Quote from the first line below through the line that contains "L, R, T, B = 55, 569, 39, 414", both included, and leave the pictures out.
....
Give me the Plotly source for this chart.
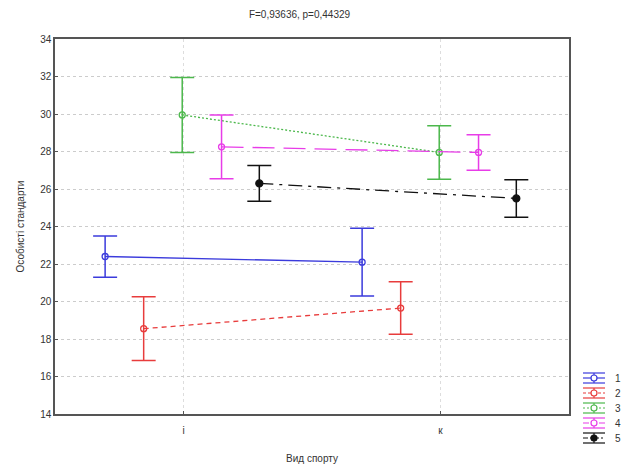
import plotly.graph_objects as go

categories = ["і", "к"]
series_names = ["1", "2", "3", "4", "5"]
means = {
    "1": [22.4, 22.1],
    "2": [18.55, 19.65],
    "3": [29.95, 27.95],
    "4": [28.25, 27.95],
    "5": [26.3, 25.5],
}
errors = {
    "1": [1.1, 1.8],
    "2": [1.7, 1.4],
    "3": [2.0, 1.43],
    "4": [1.7, 0.95],
    "5": [0.95, 1.0],
}

colors = {"1": "#3b3bdc", "2": "#e83c3c", "3": "#4cb84c", "4": "#e83ce8", "5": "#111111"}
dashes = {"1": "solid", "2": "5px,4px", "3": "2px,2px", "4": "22px,9px", "5": "14px,6px,3px,6px"}
legend_dashes = {"1": "solid", "2": "3px,2px", "3": "2px,2px", "4": "6px,2px", "5": "5px,2px,2px,2px"}
offsets = {"1": -0.305, "2": -0.155, "3": -0.005, "4": 0.148, "5": 0.295}

W, H = 624, 468
L, R, T, B = 55, 569, 39, 414

fig = go.Figure()
for s in series_names:
    c = colors[s]
    xs = [i + 1 + offsets[s] for i in range(len(categories))]
    filled = s == "5"
    fig.add_trace(go.Scatter(
        x=xs, y=means[s], name=s, mode="lines+markers", showlegend=False,
        line=dict(color=c, width=1.3, dash=dashes[s]),
        marker=dict(symbol="circle" if filled else "circle-open", size=7 if filled else 6,
                    color=c, line=dict(color=c, width=1.3)),
        error_y=dict(type="data", array=errors[s], visible=True, color=c, thickness=1.5, width=12),
    ))

# compact legend, drawn with shapes in paper coordinates
def px(x):
    return (x - L) / (R - L)

def py(y):
    return (B - y) / (B - T)

shapes = []
annotations = []
for k, s in enumerate(series_names):
    c = colors[s]
    yc = 378 + 15 * k
    x0, x1, xm = 583, 605, 594
    shapes.append(dict(type="line", xref="paper", yref="paper", x0=px(x0), x1=px(x1), y0=py(yc), y1=py(yc),
                       line=dict(color=c, width=1.2, dash=legend_dashes[s])))
    for yy in (yc - 5, yc + 5):
        shapes.append(dict(type="line", xref="paper", yref="paper", x0=px(x0), x1=px(x1), y0=py(yy), y1=py(yy),
                           line=dict(color=c, width=1.2)))
    shapes.append(dict(type="line", xref="paper", yref="paper", x0=px(xm), x1=px(xm), y0=py(yc - 5), y1=py(yc + 5),
                       line=dict(color=c, width=1.2)))
    r = 3
    shapes.append(dict(type="circle", xref="paper", yref="paper", x0=px(xm - r), x1=px(xm + r),
                       y0=py(yc + r), y1=py(yc - r), line=dict(color=c, width=1.2),
                       fillcolor=c if s == "5" else "white"))
    annotations.append(dict(text=s, xref="paper", yref="paper", x=px(613), y=py(yc), xanchor="left",
                            yanchor="middle", showarrow=False, font=dict(size=10, color="#333")))

fig.update_layout(
    width=W, height=H,
    margin=dict(l=L, r=W - R, t=T, b=H - B),
    paper_bgcolor="white", plot_bgcolor="white",
    font=dict(family="Liberation Sans, Arial, sans-serif", size=10, color="#333"),
    title=dict(text="F=0,93636, p=0,44329", x=0.48, xanchor="center", y=0.97, yanchor="middle",
               font=dict(size=10, color="#333")),
    showlegend=False,
    shapes=shapes,
    annotations=annotations,
)
fig.update_xaxes(range=[0.5, 2.5], tickvals=[1, 2], ticktext=categories, automargin=False,
                 showline=True, linecolor="#555", linewidth=1.5, mirror=True,
                 showgrid=True, gridcolor="#dddddd", griddash="dot",
                 ticks="inside", ticklen=3, tickcolor="#555", ticklabelstandoff=6,
                 title=dict(text="Вид спорту", font=dict(size=10), standoff=20), zeroline=False)
fig.update_yaxes(range=[14, 34], dtick=2, automargin=False,
                 showline=True, linecolor="#555", linewidth=1.5, mirror=True,
                 showgrid=True, gridcolor="#cccccc", griddash="dot",
                 ticks="inside", ticklen=3, tickcolor="#555",
                 title=dict(text="Особисті стандарти", font=dict(size=10), standoff=14), zeroline=False)

fig.write_html("out.html", config={"displayModeBar": False},
               post_script="document.body.style.margin='0';")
....
- Result for this exercise
Give me the Plotly source for this chart.
import plotly.graph_objects as go

categories = ["і", "к"]
series_names = ["1", "2", "3", "4", "5"]
means = {
    "1": [22.4, 22.1],
    "2": [18.55, 19.65],
    "3": [29.95, 27.95],
    "4": [28.25, 27.95],
    "5": [26.3, 25.5],
}
errors = {
    "1": [1.1, 1.8],
    "2": [1.7, 1.4],
    "3": [2.0, 1.43],
    "4": [1.7, 0.95],
    "5": [0.95, 1.0],
}

colors = {"1": "#3b3bdc", "2": "#e83c3c", "3": "#4cb84c", "4": "#e83ce8", "5": "#111111"}
dashes = {"1": "solid", "2": "5px,4px", "3": "2px,2px", "4": "22px,9px", "5": "14px,6px,3px,6px"}
legend_dashes = {"1": "solid", "2": "3px,2px", "3": "2px,2px", "4": "6px,2px", "5": "5px,2px,2px,2px"}
offsets = {"1": -0.305, "2": -0.155, "3": -0.005, "4": 0.148, "5": 0.295}

W, H = 624, 468
L, R, T, B = 55, 569, 39, 414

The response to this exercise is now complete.